* Source material *
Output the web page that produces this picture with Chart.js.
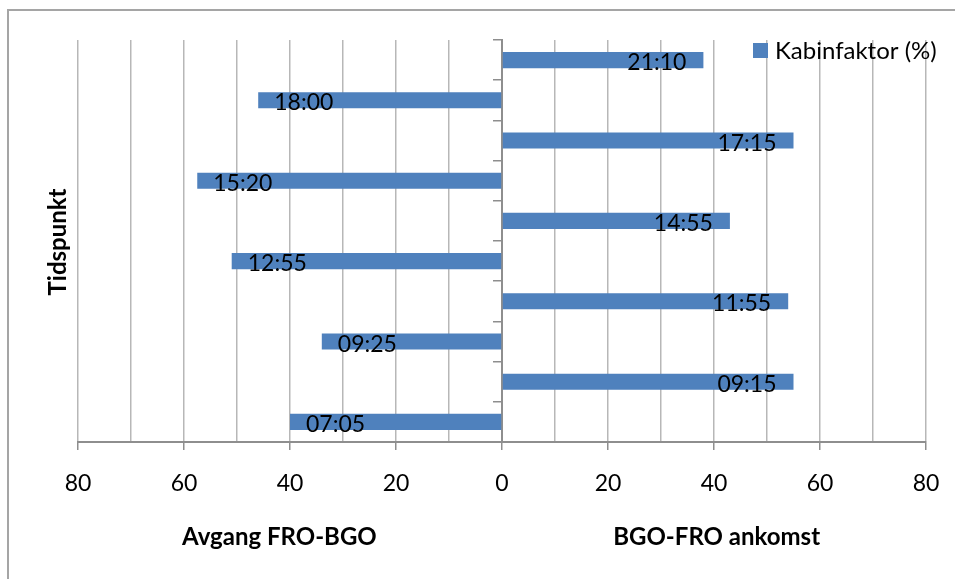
<!DOCTYPE html>
<html>
<head>
<meta charset="utf-8">
<script src="https://cdn.jsdelivr.net/npm/chart.js@4/dist/chart.umd.min.js"></script>
<style>
  html, body { margin: 0; padding: 0; background: #fff; }
  #wrap { width: 955px; height: 579px; position: relative; }
</style>
</head>
<body>
<div id="wrap"><canvas id="chart"></canvas></div>
<script>
// categories, top to bottom
const times = ["21:10", "18:00", "17:15", "15:20", "14:55", "12:55", "11:55", "09:25", "09:15", "07:05"];
// cabin factor (%) per departure
const kabinfaktor = [38, 46, 55, 57.5, 43, 51, 54, 34, 55, 40];
// which side: FRO-BGO goes left, BGO-FRO goes right
const retning = ["BGO-FRO", "FRO-BGO", "BGO-FRO", "FRO-BGO", "BGO-FRO", "FRO-BGO", "BGO-FRO", "FRO-BGO", "BGO-FRO", "FRO-BGO"];
const xMin = -80, xMax = 80, xStep = 10, labelStep = 20;

const seriesName = "Kabinfaktor (%)";
const leftTitle = "Avgang FRO-BGO";
const rightTitle = "BGO-FRO ankomst";
const yTitle = "Tidspunkt";

const barColor = "#4f81bd";
const gridColor = "#b7b7b7";
const axisColor = "#8e8e8e";
const FONT = "Lato";

const signed = kabinfaktor.map((v, i) => retning[i] === "FRO-BGO" ? -v : v);

Chart.defaults.font.family = FONT;
Chart.defaults.font.size = 23;
Chart.defaults.color = "#000";

// grey frame of the chart box (only top + left are visible in the picture)
const frame = {
  id: "frame",
  beforeDraw(chart) {
    const c = chart.ctx;
    c.save();
    c.strokeStyle = "#a5a5a5";
    c.lineWidth = 2;
    c.beginPath();
    c.moveTo(8, chart.height + 2);
    c.lineTo(8, 10);
    c.lineTo(chart.width + 2, 10);
    c.stroke();
    c.restore();
  }
};

// time labels inside the end of each bar
const barLabels = {
  id: "barLabels",
  afterDatasetsDraw(chart) {
    const c = chart.ctx;
    const meta = chart.getDatasetMeta(0);
    c.save();
    c.font = "23px " + FONT;
    c.fillStyle = "#000";
    c.textBaseline = "alphabetic";
    meta.data.forEach((bar, i) => {
      const neg = signed[i] < 0;
      c.textAlign = neg ? "left" : "right";
      c.fillText(times[i], neg ? bar.x + 16 : bar.x - 17, bar.y + 10);
    });
    c.restore();
  }
};

// axis titles and legend
const extras = {
  id: "extras",
  afterDraw(chart) {
    const c = chart.ctx;
    const xs = chart.scales.x;
    const area = chart.chartArea;
    c.save();
    c.fillStyle = "#000";
    c.font = "bold 24px " + FONT;
    c.textAlign = "center";
    c.textBaseline = "middle";
    c.fillText(leftTitle, xs.getPixelForValue(-42), 537);
    c.fillText(rightTitle, xs.getPixelForValue(40.5), 537);

    c.translate(58, (area.top + area.bottom) / 2 + 1);
    c.rotate(-Math.PI / 2);
    c.fillText(yTitle, 0, 0);
    c.restore();

    // legend
    c.save();
    c.fillStyle = barColor;
    c.fillRect(753, 43, 15, 15);
    c.fillStyle = "#000";
    c.font = "24px " + FONT;
    c.textAlign = "left";
    c.textBaseline = "alphabetic";
    c.fillText(seriesName, 775, 59);
    c.restore();
  }
};

new Chart(document.getElementById("chart"), {
  type: "bar",
  data: {
    labels: times,
    datasets: [{
      label: seriesName,
      data: signed,
      backgroundColor: barColor,
      borderWidth: 0,
      barPercentage: 0.4,
      categoryPercentage: 1
    }]
  },
  options: {
    indexAxis: "y",
    responsive: true,
    maintainAspectRatio: false,
    animation: false,
    layout: { padding: { left: 78, right: 29, top: 40, bottom: 0 } },
    plugins: {
      legend: { display: false },
      tooltip: { enabled: false }
    },
    scales: {
      x: {
        min: xMin,
        max: xMax,
        afterFit(scale) {
          scale.height = 137;
          scale.paddingLeft = 0;
          scale.paddingRight = 0;
        },
        ticks: {
          stepSize: xStep,
          autoSkip: false,
          maxRotation: 0,
          padding: 20,
          font: { size: 23 },
          callback: (v) => (v % labelStep === 0 ? String(Math.abs(v)) : "")
        },
        grid: {
          color: gridColor,
          lineWidth: 1.5,
          tickLength: 8,
          tickColor: (ctx) => (ctx.tick && ctx.tick.value % labelStep === 0 ? axisColor : "rgba(0,0,0,0)")
        },
        border: { color: axisColor, width: 2 }
      },
      y: {
        type: "category",
        position: { x: 0 },
        ticks: { display: false },
        grid: {
          drawOnChartArea: false,
          offset: true,
          tickLength: 8,
          tickColor: axisColor,
          lineWidth: 1.5
        },
        border: { color: axisColor, width: 2 }
      }
    }
  },
  plugins: [frame, barLabels, extras]
});
</script>
</body>
</html>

* Given problem *
Every line above should be returned word for word, with the pictures left behind.

* Response to the task *
Output the web page that produces this picture with Chart.js.
<!DOCTYPE html>
<html>
<head>
<meta charset="utf-8">
<script src="https://cdn.jsdelivr.net/npm/chart.js@4/dist/chart.umd.min.js"></script>
<style>
  html, body { margin: 0; padding: 0; background: #fff; }
  #wrap { width: 955px; height: 579px; position: relative; }
</style>
</head>
<body>
<div id="wrap"><canvas id="chart"></canvas></div>
<script>
// categories, top to bottom
const times = ["21:10", "18:00", "17:15", "15:20", "14:55", "12:55", "11:55", "09:25", "09:15", "07:05"];
// cabin factor (%) per departure
const kabinfaktor = [38, 46, 55, 57.5, 43, 51, 54, 34, 55, 40];
// which side: FRO-BGO goes left, BGO-FRO goes right
const retning = ["BGO-FRO", "FRO-BGO", "BGO-FRO", "FRO-BGO", "BGO-FRO", "FRO-BGO", "BGO-FRO", "FRO-BGO", "BGO-FRO", "FRO-BGO"];
const xMin = -80, xMax = 80, xStep = 10, labelStep = 20;

const seriesName = "Kabinfaktor (%)";
const leftTitle = "Avgang FRO-BGO";
const rightTitle = "BGO-FRO ankomst";
const yTitle = "Tidspunkt";

const barColor = "#4f81bd";
const gridColor = "#b7b7b7";
const axisColor = "#8e8e8e";
const FONT = "Lato";

const signed = kabinfaktor.map((v, i) => retning[i] === "FRO-BGO" ? -v : v);

Chart.defaults.font.family = FONT;
Chart.defaults.font.size = 23;
Chart.defaults.color = "#000";

// grey frame of the chart box (only top + left are visible in the picture)
const frame = {
  id: "frame",
  beforeDraw(chart) {
    const c = chart.ctx;
    c.save();
    c.strokeStyle = "#a5a5a5";
    c.lineWidth = 2;
    c.beginPath();
    c.moveTo(8, chart.height + 2);
    c.lineTo(8, 10);
    c.lineTo(chart.width + 2, 10);
    c.stroke();
    c.restore();
  }
};

// time labels inside the end of each bar
const barLabels = {
  id: "barLabels",
  afterDatasetsDraw(chart) {
    const c = chart.ctx;
    const meta = chart.getDatasetMeta(0);
    c.save();
    c.font = "23px " + FONT;
    c.fillStyle = "#000";
    c.textBaseline = "alphabetic";
    meta.data.forEach((bar, i) => {
      const neg = signed[i] < 0;
      c.textAlign = neg ? "left" : "right";
      c.fillText(times[i], neg ? bar.x + 16 : bar.x - 17, bar.y + 10);
    });
    c.restore();
  }
};

// axis titles and legend
const extras = {
  id: "extras",
  afterDraw(chart) {
    const c = chart.ctx;
    const xs = chart.scales.x;
    const area = chart.chartArea;
    c.save();
    c.fillStyle = "#000";
    c.font = "bold 24px " + FONT;
    c.textAlign = "center";
    c.textBaseline = "middle";
    c.fillText(leftTitle, xs.getPixelForValue(-42), 537);
    c.fillText(rightTitle, xs.getPixelForValue(40.5), 537);

    c.translate(58, (area.top + area.bottom) / 2 + 1);
    c.rotate(-Math.PI / 2);
    c.fillText(yTitle, 0, 0);
    c.restore();

    // legend
    c.save();
    c.fillStyle = barColor;
    c.fillRect(753, 43, 15, 15);
    c.fillStyle = "#000";
    c.font = "24px " + FONT;
    c.textAlign = "left";
    c.textBaseline = "alphabetic";
    c.fillText(seriesName, 775, 59);
    c.restore();
  }
};

new Chart(document.getElementById("chart"), {
  type: "bar",
  data: {
    labels: times,
    datasets: [{
      label: seriesName,
      data: signed,
      backgroundColor: barColor,
      borderWidth: 0,
      barPercentage: 0.4,
      categoryPercentage: 1
    }]
  },
  options: {
    indexAxis: "y",
    responsive: true,
    maintainAspectRatio: false,
    animation: false,
    layout: { padding: { left: 78, right: 29, top: 40, bottom: 0 } },
    plugins: {
      legend: { display: false },
      tooltip: { enabled: false }
    },
    scales: {
      x: {
        min: xMin,
        max: xMax,
        afterFit(scale) {
          scale.height = 137;
          scale.paddingLeft = 0;
          scale.paddingRight = 0;
        },
        ticks: {
          stepSize: xStep,
          autoSkip: false,
          maxRotation: 0,
          padding: 20,
          font: { size: 23 },
          callback: (v) => (v % labelStep === 0 ? String(Math.abs(v)) : "")
        },
        grid: {
          color: gridColor,
          lineWidth: 1.5,
          tickLength: 8,
          tickColor: (ctx) => (ctx.tick && ctx.tick.value % labelStep === 0 ? axisColor : "rgba(0,0,0,0)")
        },
        border: { color: axisColor, width: 2 }
      },
      y: {
        type: "category",
        position: { x: 0 },
        ticks: { display: false },
        grid: {
          drawOnChartArea: false,
          offset: true,
          tickLength: 8,
          tickColor: axisColor,
          lineWidth: 1.5
        },
        border: { color: axisColor, width: 2 }
      }
    }
  },
  plugins: [frame, barLabels, extras]
});
</script>
</body>
</html>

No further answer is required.